The cover of Lana Del Rey’s new album, “Chemtrails Over the Country Club,” depicts her and her friends at a country club. Del Rey released the album March 19 and features 11 songs, including singles “Let Me Love You Like a Woman” and “Chemtrails Over The Country Club.”
Photos Courtesy of lanadelrey.com
Elizabeth Grant took the name “Lana Del Rey” in 2010 before the release of her self-titled first album. Del Rey wanted her stage name to embody Hollywood glamour, beautiful mistakes and sweet-natured womanhood. She released seven albums under this name, including her latest album, “Chemtrails Over the Country Club,“ which she released March 19 with Interscope Records. The album focuses less on her usual romanticized ideals and more about her honest struggles with the inevitability of growing up.
Del Rey achieved success through her themed albums and aesthetics. Her themes include a Hollywood house mom in “Born to Die,” and a sad girl in blue jeans in “Ultraviolence.” Far Out Magazine even named “Ultraviolence” the 9th saddest album of all-time.
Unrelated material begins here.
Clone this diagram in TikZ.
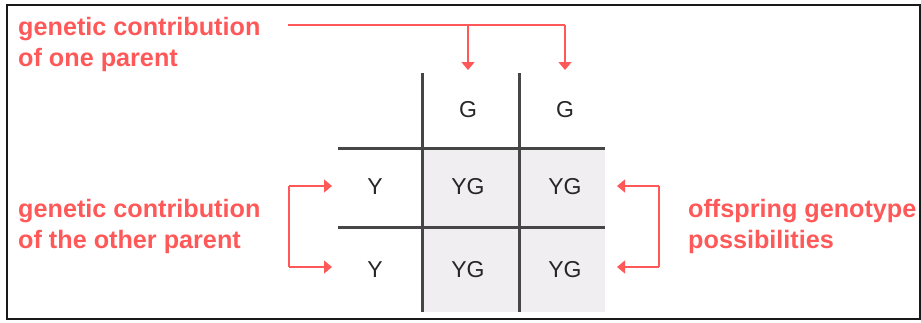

Del Rey produced and wrote the entire album with producer Jack Antonoff, who worked on her previous album and the audiobook for her poetry book, “Violet Bent Backwards over the Grass,” in September. Antonoff produced and provided instrumentals for her 2019 single “Looking for America,” a song released to raise money to end gun violence.
“Chemtrails Over the Country Club” has aspects of classic melodramatic Del Rey, but it shows the listener a more vulnerable side to her usual fantasy-focused lyrics.
Del Rey keeps her continuing theme of toxic relationships, featured in songs from past albums like “Off to the Races,” or tragic American royalty, in “National Anthem” and “Born to Die.” Yet, the new album’s lyricism focuses on honesty.
In this album, Del Rey expresses her fascination with leaving the entertainment industry and questions what her life would be like without fame. Her song “White Dress” says, “When I was a waitress working the night shift/ You were my man, felt like I got this/ It made me feel/ Made me feel like a god/ It kinda makes me feel like maybe I was better off.”
Del Rey even goes as far as to idealize small town community in the title track “Chemtrails Over the Country Club.” The song says, “Suburbia, The Brentwood Market/ What to do next? Maybe we’ll love it/ White picket, chemtrails over the country club.”
This song suggests ditching city life and chaos and it discusses leaving the riches that “country clubs” represent and settling down. Lyrics like this show how Del Rey evolves in her songwriting; writing honestly while she experiences the tenderness of growing up.
This album is instrumentally authentic to the signature style Del Rey is known and loved for producing. Some songs such as “Dance Till We Die” sound similar to her older songs such as “Venice Bitch,” in regards to piano and synth instrumentals.
Del Rey stays true to her themes of Los Angeles in this album, as her song “Wild at Heart” says, “You made me crazy/ To see your pretty pics on Sunset Boulevard.” Del Rey is known for her glorification of California. In her song “West Coast” from her 2014 album “Ultraviolence,” the song says, “Down on the West Coast/ They got their icons/ Their silver starlets/ Their queens of Saigons/ But you’ve got the music/ You’ve got the music in you.”
Along with her trademark for romanticizing the golden coast, the new album maintains her usual themes of labeling herself as “insane” or “weird,” exaggerating her feelings of being an outcast. Her song “Tulsa Jesus Freak” says, “You know when you chose me/ I was nothing but ordinary.” Her song “Chemtrails Over the Country Club” says, “Normality settles down over me/ I’m not bored or unhappy/ I’m still so strange and wild.”
The reason Del Rey gained popularity quickly, especially among teenagers in the phase of self-discovery, is because she remains vulnerable. She sees people craving individuality and uses music to help make them feel seen.
The song “For Free” is a story written about a man playing clarinet on the street with no audience. The song conceptualizes the idea of fortune and fame versus tranquility and purpose, the overall theme of the album.
The song says, “Nobody stopped to hear him/ Though he played so sweet and high/ I meant to go over and ask for a song/ Maybe put on a harmony/ I heard his refrain as the signal changed/ He was playin’ real good for free.”
“Chemtrails Over the Country Club” is Del Rey’s most honest album. The listener can hear her bloom, both musically and personally. She says in the album that “Not All Who Wander Are Lost,” yet every listener is encouraged to wander into the arms of Lana Del Rey.